The old leadership loses control

Tuesday, 16 September 2008 

Turnbull’s 45-41 win may be narrow but with figures like Minchin and Costello on the losing side, it represents a major shift for the Liberal party.

Since the election defeat the old leadership has been struggling to regain control of the party; Abbott’s tactical withdrawal in favour of Nelson as a compromise candidate, reapplying pressure on Nelson to harden his line over the winter and finally, a Costello ruse to come back to the leadership have all been tried to recover ground despite the damage such moves have probably done to the party’s electoral standing.

Nelson has been like a cheap hammer broken in the process of battering Turnbull down and the Costello play was pretty well at an end. Today’s spill was less about catching Turnbull early but Nelson having his last and best chance to use the Howard legacy to keep Turnbull at bay.

That last attempt has now failed and draws a period to a close. Commentators have seen this is as a loss of the right, but this is not that helpful if reports are correct that the ‘mad, young right’ backed Turnbull. It is more to see the losers as the old leadership that arose out of the wrestles in the Liberal party that began in the Hawke years. Behind the Howard-Peacock wrangle was how to respond to Labor doing what the Liberals were supposed to, knobbling and winding down the trade union movement. Howard represented that section of the party that thought the Liberals had no choice but to carry on doing the same. This was after all what the party was about. The irrelevance of Howard’s Workchoices exposed that such a strategy had reached its end.

Yet the Howard legacy has lingered into the post-election Liberal party because the question still remains of what will replace it. There is little sign so far that Turnbull has the answer. The media has warned us to expect fireworks but we haven’t seen many from Turnbull since the election. If anything he tends to be rather windy and waffle on. In fact so uninspiring has he been as shadow Treasurer that he has enabled Swan to look good, which is what few in the media would have predicted nine months ago.

Actually if there was anybody who had attempted something new to deal with the current period, it was Nelson. His adoption of the New Sensitivity (right to his teary farewell) gave the Rudd government its few uncomfortable moments. It may have become increasingly shrill, as the old leadership insisted he go in hard at the same time, but his attacks on petrol, carers bonuses and pensions, while of little long term effect, did at least have the government flailing around for a few days.

Turnbull has had no such moments. His response to all of these initiatives has rather been a dry fiscal rectitude to such tactics, but not married it with the government’s reasonably effective appearance of keeping in touch. His attempt today to ‘relate’ to the common man/woman at his press conference was cack-handed (good lord, rental accommodation!) and only exposed how easily he will be classed by the government as out of touch.

Turnbull could respond to such anti-political attacks from the government by posing against the political establishment himself. On paper, given his successful career outside parliament and his short time in it, he would seem well placed to do so. Rudd has done this to some degree and it was something that Hewson, another former banker, used very effectively against Hawke before Keating exploited Hewson’s failure to understand the economic reform days were over. Yet Turnbull has not shown much sign of doing this and if anything has been rather defensive on being out of political circles since entering parliament.

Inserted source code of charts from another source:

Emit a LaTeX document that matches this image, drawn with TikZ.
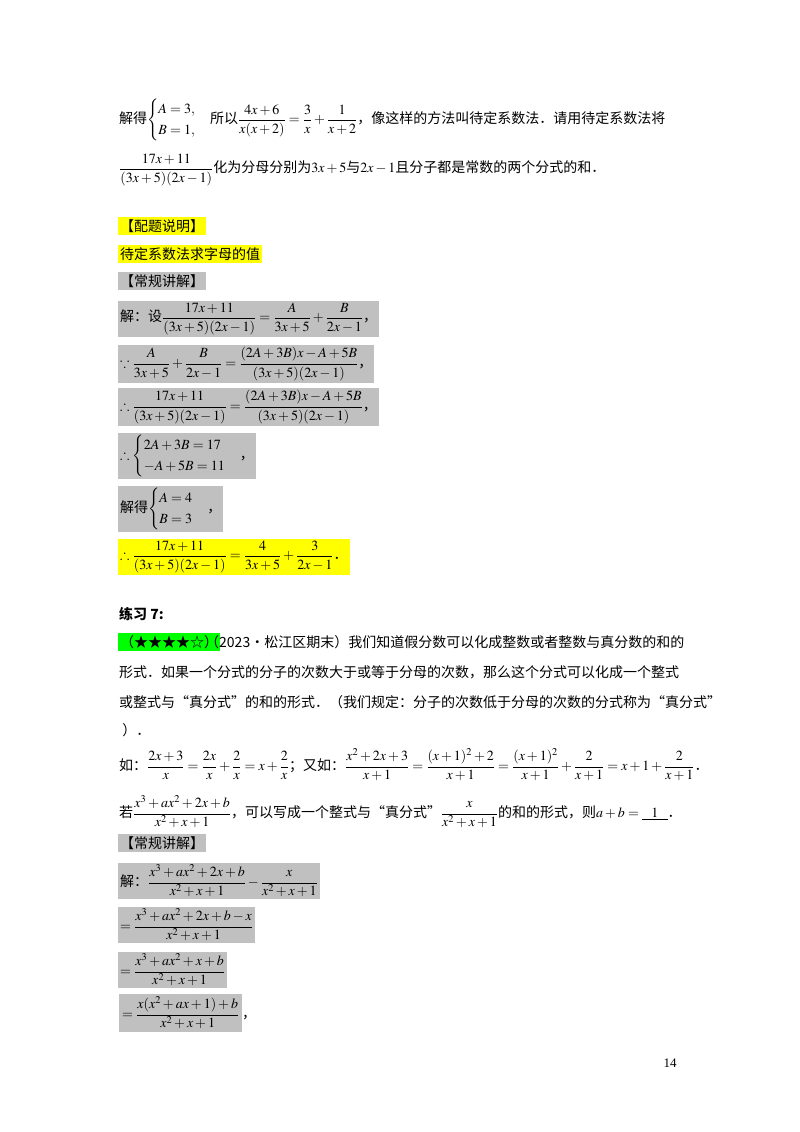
\documentclass[tikz,border=0pt]{standalone}
\usepackage{amsmath}
\usepackage{mathptmx}
\usepackage{amssymb}
\usepackage{fontspec}
\setmainfont{Liberation Serif}
\newfontfamily\cjk{Noto Sans CJK SC}
\definecolor{gbox}{HTML}{C0C0C0}
\definecolor{ybox}{HTML}{FFFF00}
\definecolor{grn}{HTML}{00FF00}
\tikzset{
 txt/.style={anchor=west,inner sep=1pt,font=\fontsize{14}{17}\selectfont},
 gb/.style={txt,fill=gbox,inner sep=2pt},
 yb/.style={txt,fill=ybox,inner sep=2pt},
}
\newcommand{\C}[1]{{\cjk #1}}
\begin{document}
\begin{tikzpicture}[x=1pt,y=-1pt]
\useasboundingbox (0,0) rectangle (800,1132);
\fill[white] (0,0) rectangle (800,1132);
\node[txt] (l1) at (118,120) {\C{解得}$\begin{cases}A=3,\\ B=1,\end{cases}$\C{所以}$\dfrac{4x+6}{x(x+2)}=\dfrac{3}{x}+\dfrac{1}{x+2}$\C{，像这样的方法叫待定系数法．请用待定系数法将}};
\node[txt] (l2) at (118,170) {$\dfrac{17x+11}{(3x+5)(2x-1)}$\C{化为分母分别为}$3x+5$\C{与}$2x-1$\C{且分子都是常数的两个分式的和．}};
\node[yb] (h1) at (118,226) {\C{【配题说明】}};
\node[yb] (h2) at (118,254) {\C{待定系数法求字母的值}};
\node[gb] (h3) at (118,281) {\C{【常规讲解】}};
\node[gb] (b1) at (118,319) {\C{解：设}$\dfrac{17x+11}{(3x+5)(2x-1)}=\dfrac{A}{3x+5}+\dfrac{B}{2x-1}$\C{，}};
\node[gb] (b2) at (118,364) {$\because\dfrac{A}{3x+5}+\dfrac{B}{2x-1}=\dfrac{(2A+3B)x-A+5B}{(3x+5)(2x-1)}$\C{，}};
\node[gb] (b3) at (118,407) {$\therefore\dfrac{17x+11}{(3x+5)(2x-1)}=\dfrac{(2A+3B)x-A+5B}{(3x+5)(2x-1)}$\C{，}};
\node[gb] (b4) at (118,456) {$\therefore\begin{cases}2A+3B=17\\ -A+5B=11\end{cases}$\C{，}};
\node[gb] (b5) at (118,509) {\C{解得}$\begin{cases}A=4\\ B=3\end{cases}$\C{，}};
\node[yb] (b6) at (118,557) {$\therefore\dfrac{17x+11}{(3x+5)(2x-1)}=\dfrac{4}{3x+5}+\dfrac{3}{2x-1}$\C{．}};
\node[txt] (p7) at (118,614) {\C{\bfseries 练习 7:}};
\node[txt,fill=grn,inner sep=2pt] (star) at (118,642) {\C{（★★★★☆）}};
\node[txt] (q1) at (204,642) {\C{（2023•松江区期末）我们知道假分数可以化成整数或者整数与真分数的和的}};
\node[txt] (q2) at (118,672) {\C{形式．如果一个分式的分子的次数大于或等于分母的次数，那么这个分式可以化成一个整式}};
\node[txt] (q3) at (118,702) {\C{或整式与“真分式”的和的形式．（我们规定：分子的次数低于分母的次数的分式称为“真分式”}};
\node[txt] (q4) at (118,730) {\C{ ）．}};
\node[txt] (q5) at (118,765) {\C{如：}$\dfrac{2x+3}{x}=\dfrac{2x}{x}+\dfrac{2}{x}=x+\dfrac{2}{x}$\C{；又如：}$\dfrac{x^2+2x+3}{x+1}=\dfrac{(x+1)^2+2}{x+1}=\dfrac{(x+1)^2}{x+1}+\dfrac{2}{x+1}=x+1+\dfrac{2}{x+1}$\C{．}};
\node[txt] (q6) at (118,812) {\C{若}$\dfrac{x^3+ax^2+2x+b}{x^2+x+1}$\C{，可以写成一个整式与“真分式”}$\dfrac{x}{x^2+x+1}$\C{的和的形式，则}$a+b=\underline{\;\;\;1\;\;\;}$\C{．}};
\node[gb] (h4) at (118,843) {\C{【常规讲解】}};
\node[gb] (c1) at (118,881) {\C{解：}$\dfrac{x^3+ax^2+2x+b}{x^2+x+1}-\dfrac{x}{x^2+x+1}$};
\node[gb] (c2) at (118,925) {$=\dfrac{x^3+ax^2+2x+b-x}{x^2+x+1}$};
\node[gb] (c3) at (118,970) {$=\dfrac{x^3+ax^2+x+b}{x^2+x+1}$};
\node[txt] (c4) at (118,1013) {\colorbox{gbox}{$=\dfrac{x(x^2+ax+1)+b}{x^2+x+1}$}\C{，}};
\node[anchor=center,font=\fontsize{13}{15}\selectfont] (pg) at (670,1063) {14};
\end{tikzpicture}
\end{document}
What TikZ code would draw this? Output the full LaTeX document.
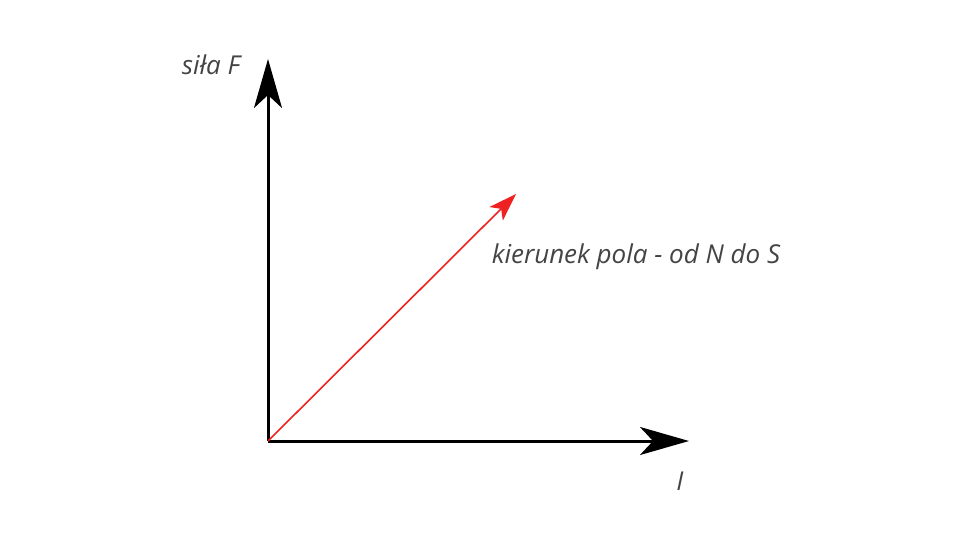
\documentclass[tikz,border=0pt]{standalone}
\usepackage{fontspec}
\setmainfont{Open Sans}
\usetikzlibrary{arrows.meta}
\definecolor{txt}{HTML}{444444}
\definecolor{redarrow}{HTML}{EE2222}
\begin{document}
\begin{tikzpicture}[x=1pt,y=-1pt,
  axis/.style={line width=3pt,-{Stealth[length=49pt,width=28pt,inset=13pt]}},
  fieldarrow/.style={line width=1.6pt,redarrow,-{Stealth[length=28pt,width=19pt,inset=7pt]}},
  lbl/.style={font=\fontsize{26}{30}\selectfont\itshape,text=txt,inner sep=0pt}]
\useasboundingbox (0,0) rectangle (960,540);
\coordinate (O) at (268,441);
\coordinate (Ftip) at (268,59);
\coordinate (Itip) at (689,441);
\coordinate (Btip) at (516,194);
\draw[axis] (O) -- (Ftip);
\draw[axis] (O) -- (Itip);
\draw[fieldarrow] (O) -- (Btip);
\node[lbl] (F) at (211,65) {siła F};
\node[lbl] (B) at (636,257) {kierunek pola - od N do S};
\node[lbl] (I) at (680,481) {I};
\end{tikzpicture}
\end{document}
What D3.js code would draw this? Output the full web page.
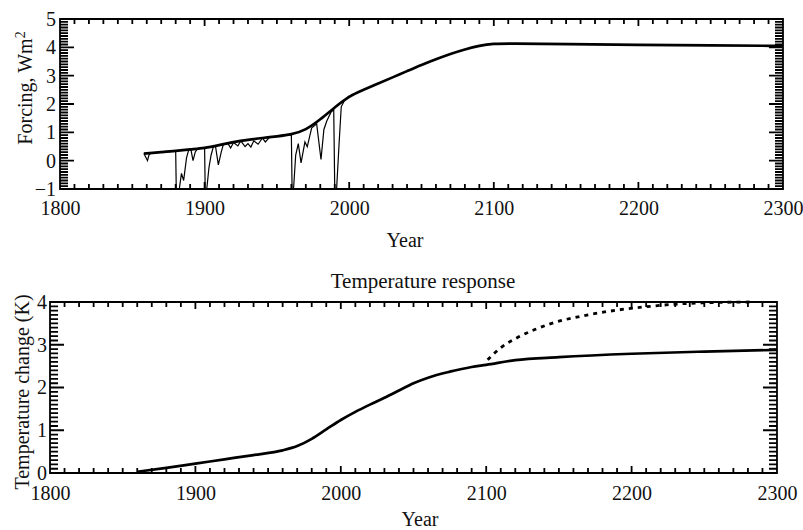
<!DOCTYPE html>
<html>
<head>
<meta charset="utf-8">
<script src="https://cdn.jsdelivr.net/npm/d3@7"></script>
<style>
  body { margin: 0; background: #fff; }
  svg text { font-family: "Liberation Serif", "DejaVu Serif", serif; fill: #111; }
</style>
</head>
<body>
<svg id="chart" width="803" height="530"></svg>
<script>
// tick labels
const xTickYears = [1800, 1900, 2000, 2100, 2200, 2300];
const forcingTicks = [-1, 0, 1, 2, 3, 4, 5];
const tempTicks = [0, 1, 2, 3, 4];

// radiative forcing, smooth total (W/m2)
const forcingYears = [1858, 1870, 1880, 1890, 1900, 1910, 1920, 1930, 1940, 1950, 1960, 1970, 1980, 1990, 2000,
  2010, 2020, 2030, 2040, 2050, 2060, 2070, 2080, 2090, 2100, 2110, 2150, 2200, 2250, 2300];
const forcingTotal = [0.25, 0.3, 0.34, 0.4, 0.44, 0.55, 0.66, 0.74, 0.8, 0.86, 0.92, 1.08, 1.45, 1.88, 2.28,
  2.5, 2.72, 2.94, 3.16, 3.38, 3.58, 3.77, 3.93, 4.06, 4.13, 4.14, 4.11, 4.09, 4.07, 4.05];

// forcing including volcanic eruptions (thin line)
const volcYears = [1858, 1859.5, 1860.5, 1861.5, 1863, 1870, 1880, 1880.4, 1882.5, 1884, 1885.5, 1887.5, 1889,
  1890.5, 1892, 1893.5, 1895, 1900, 1900.4, 1901.5, 1903, 1904.5, 1906, 1907.5, 1909.5, 1911.5, 1913, 1916,
  1918, 1920, 1923, 1925, 1928, 1930, 1932, 1934, 1937, 1940, 1942, 1945, 1950, 1955, 1960, 1960.5, 1961.5,
  1963, 1964.8, 1966.7, 1969.4, 1971, 1974, 1977.5, 1980.5, 1982.5, 1984.5, 1987.5, 1989.3, 1990, 1991.3,
  1993, 1994.5, 1997, 2000];
const volcForcing = [0.25, 0.1, 0.0, 0.2, 0.27, 0.3, 0.34, -1, -1, -0.45, -0.7, 0.1, 0.38,
  0.4, 0.0, 0.3, 0.42, 0.44, -1, -1, -0.25, 0.2, 0.48, 0.52, -0.15, 0.3, 0.58, 0.62,
  0.45, 0.64, 0.52, 0.7, 0.5, 0.6, 0.48, 0.7, 0.58, 0.8, 0.66, 0.83, 0.86, 0.88, 0.92, -1, -1,
  0.2, 0.6, -0.08, 0.66, 0.49, 1.15, 1.3, 0.04, 1.1, 1.4, 1.72, 1.8, -1, -1,
  0.6, 1.9, 2.15, 2.28];

// temperature response (K)
const tempYears = [1860, 1880, 1900, 1920, 1940, 1960, 1970, 1980, 1990, 2000, 2010, 2020, 2030, 2040, 2050,
  2060, 2075, 2090, 2100, 2120, 2150, 2200, 2250, 2300];
const tempChange = [0.03, 0.12, 0.22, 0.32, 0.42, 0.53, 0.63, 0.8, 1.02, 1.24, 1.43, 1.6, 1.76, 1.93, 2.1,
  2.23, 2.37, 2.48, 2.53, 2.64, 2.71, 2.79, 2.84, 2.88];

// equilibrium approach after 2100 (dashed)
const commitYears = [2101, 2110, 2121, 2133, 2144, 2167, 2190, 2213, 2235, 2259, 2282];
const commitTemp = [2.65, 2.93, 3.16, 3.35, 3.49, 3.68, 3.81, 3.9, 3.96, 3.99, 4.0];

const svg = d3.select("#chart");
const fontSize = 20;
const ink = "#000";

function drawPanel(p) {
  const x = d3.scaleLinear().domain([1800, 2300]).range([p.left, p.right]);
  const y = d3.scaleLinear().domain(p.domain).range([p.bottom, p.top]);
  const g = svg.append("g");

  const minorY = d3.range(p.domain[0], p.domain[1] + 0.001, 0.1).map(v => +v.toFixed(1));
  const decades = d3.range(1800, 2301, 10);

  // labels from d3 axes
  g.append("g")
    .attr("transform", `translate(0,${p.bottom})`)
    .call(d3.axisBottom(x).tickValues(xTickYears).tickSize(0).tickPadding(p.labelPad)
      .tickFormat(d3.format("d")));
  g.append("g")
    .attr("transform", `translate(${p.left},0)`)
    .call(d3.axisLeft(y).tickValues(p.ticks).tickSize(0).tickPadding(p.yPad)
      .tickFormat(d => d < 0 ? "\u2212" + Math.abs(d) : d));
  g.selectAll(".domain, .tick line").remove();
  g.selectAll(".tick text").attr("font-size", fontSize).attr("fill", "#111")
    .style("font-family", '"Liberation Serif", serif');

  // frame and all inward tick marks in one path
  const frame = d3.path();
  frame.rect(p.left, p.top, p.right - p.left, p.bottom - p.top);
  decades.forEach(d => {
    const len = d % 100 === 0 ? 7 : 5;
    frame.moveTo(x(d), p.bottom); frame.lineTo(x(d), p.bottom - len);
    frame.moveTo(x(d), p.top); frame.lineTo(x(d), p.top + len);
  });
  minorY.forEach(d => {
    const len = p.ticks.includes(d) ? 14 : 8;
    frame.moveTo(p.left, y(d)); frame.lineTo(p.left + len, y(d));
    frame.moveTo(p.right, y(d)); frame.lineTo(p.right - len, y(d));
  });
  g.append("path")
    .attr("d", frame.toString())
    .attr("fill", "none").attr("stroke", ink).attr("stroke-width", 1.8);

  return { g, x, y };
}

// ---- forcing panel ----
const forcingPanel = drawPanel({ left: 60, right: 783, top: 19, bottom: 189, domain: [-1, 5], ticks: forcingTicks, labelPad: 12, yPad: 4 });

forcingPanel.g.append("path")
  .datum(volcYears.map((yr, i) => [yr, volcForcing[i]]))
  .attr("fill", "none").attr("stroke", ink).attr("stroke-width", 1.2)
  .attr("d", d3.line().x(d => forcingPanel.x(d[0])).y(d => forcingPanel.y(d[1])));

forcingPanel.g.append("path")
  .datum(forcingYears.map((yr, i) => [yr, forcingTotal[i]]))
  .attr("fill", "none").attr("stroke", ink).attr("stroke-width", 2.7)
  .attr("d", d3.line().curve(d3.curveBasis).x(d => forcingPanel.x(d[0])).y(d => forcingPanel.y(d[1])));

const forcingLabel = svg.append("text")
  .attr("transform", "translate(32,88) rotate(-90)")
  .attr("text-anchor", "middle")
  .attr("font-size", fontSize);
forcingLabel.append("tspan").text("Forcing, Wm");
forcingLabel.append("tspan").attr("baseline-shift", "super").attr("font-size", 14).text("2");

svg.append("text")
  .attr("x", 405).attr("y", 247)
  .attr("text-anchor", "middle").attr("font-size", fontSize)
  .text("Year");

// ---- temperature panel ----
svg.append("text")
  .attr("x", 423).attr("y", 288)
  .attr("text-anchor", "middle").attr("font-size", fontSize + 1)
  .text("Temperature response");

const tempPanel = drawPanel({ left: 50, right: 777, top: 302, bottom: 473, domain: [0, 4], ticks: tempTicks, labelPad: 13, yPad: 3 });

tempPanel.g.append("path")
  .datum(tempYears.map((yr, i) => [yr, tempChange[i]]))
  .attr("fill", "none").attr("stroke", ink).attr("stroke-width", 2.7)
  .attr("d", d3.line().curve(d3.curveMonotoneX).x(d => tempPanel.x(d[0])).y(d => tempPanel.y(d[1])));

tempPanel.g.append("path")
  .datum(commitYears.map((yr, i) => [yr, commitTemp[i]]))
  .attr("fill", "none").attr("stroke", ink).attr("stroke-width", 2.8)
  .attr("stroke-dasharray", "4,5")
  .attr("d", d3.line().curve(d3.curveMonotoneX).x(d => tempPanel.x(d[0])).y(d => tempPanel.y(d[1])));

svg.append("text")
  .attr("transform", "translate(29,392) rotate(-90)")
  .attr("text-anchor", "middle").attr("font-size", fontSize)
  .text("Temperature change (K)");

svg.append("text")
  .attr("x", 420).attr("y", 526)
  .attr("text-anchor", "middle").attr("font-size", fontSize)
  .text("Year");
</script>
</body>
</html>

Indeed Turnbull’s experience has shown that while outside Parliament he has tended to identify with the cultural political elites that Howard and Rudd have had so much fun posing themselves against (it would be interesting to wonder if Turnbull would try again as leader something like the row he picked with Rudd earlier this year over the Henson paintings). Of course, Turnbull’s most notable political position before entering Parliament was on the Republic where his insistence, like Keating, on the President being chosen by Parliament enabled Howard to outmanoeuvre them. On the Republic, Rudd has given Turnbull that deadly bipartisan bear-hug he tries on all of his opponents, but Rudd wouldn’t even ask his own party to draw up a plan for getting a President as Head of State let alone leave it to parliament to choose it.

Today represents the failure of an answer to the critical question about what the Liberal party is for, not the success of a new answer to it. Indeed, when Turnbull does have something to say he tends to sound more like Keating than anyone, which is probably not a long term strategy for the Liberal party, so it suggests we might see more waffle rather than excitement from the new Liberal leader. It might be a bit presumptive at this early stage, but he looks like an easy mark for the government.

Posted by The Piping Shrike on Tuesday, 16 September 2008.